Reputation: 29
I have created code based off a website (https://thispointer.com/python-pandas-how-to-drop-rows-in-dataframe-by-conditions-on-column-values/) to delete rows in a data frame based on column values. The column 'zone_type' can have one of 5 values (response_button_text, response_button_image, fixation, timelimit_screen or continue_button). Unless the value for the row is 'response_button_image', I want to remove the row from the data frame.
# select all of the rows that are not to do with the task i.e. fixation screens etc.

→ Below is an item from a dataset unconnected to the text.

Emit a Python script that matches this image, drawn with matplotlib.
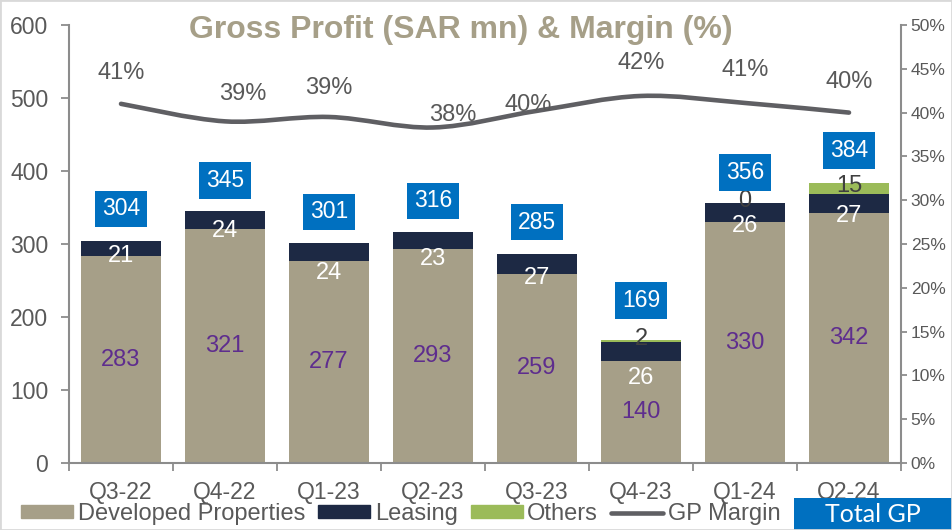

indexZoneType = df[ (df['zone_type'] == 'fixation') & (df['zone_type'] == 'response_button_text') & (df['zone_type'] == 'timelimit_screen') & (df['zone_type'] == 'continue_button')].index
# delete these rows
df.drop(indexZoneType , inplace=True)
I thought this code should work? and I get no error, but when executing print(df)
, the data frame has not changed.
Thanks.
Upvotes: 0
Views: 531
Reputation: 13407
Ok, so your conditions are mutually exclusive, you probably wanted to use 'or' there i.e.
indexZoneType = df[ (df['zone_type'] == 'fixation') |(df['zone_type'] == 'response_button_text') | (df['zone_type'] == 'timelimit_screen') | (df['zone_type'] == 'continue_button')].index
Or even better - using df.isin(...)
and df.loc[...]
indexZoneType = df.loc[df['zone_type'].isin(['fixation', 'response_button_text', 'timelimit_screen', 'continue_button'])].index
Or even simpler:
indexZoneType = df.index[df['zone_type'].isin(['fixation', 'response_button_text', 'timelimit_screen', 'continue_button'])]
Reference: https://pandas.pydata.org/pandas-docs/stable/reference/api/pandas.DataFrame.isin.html https://pandas.pydata.org/pandas-docs/stable/reference/api/pandas.DataFrame.loc.html
Upvotes: 1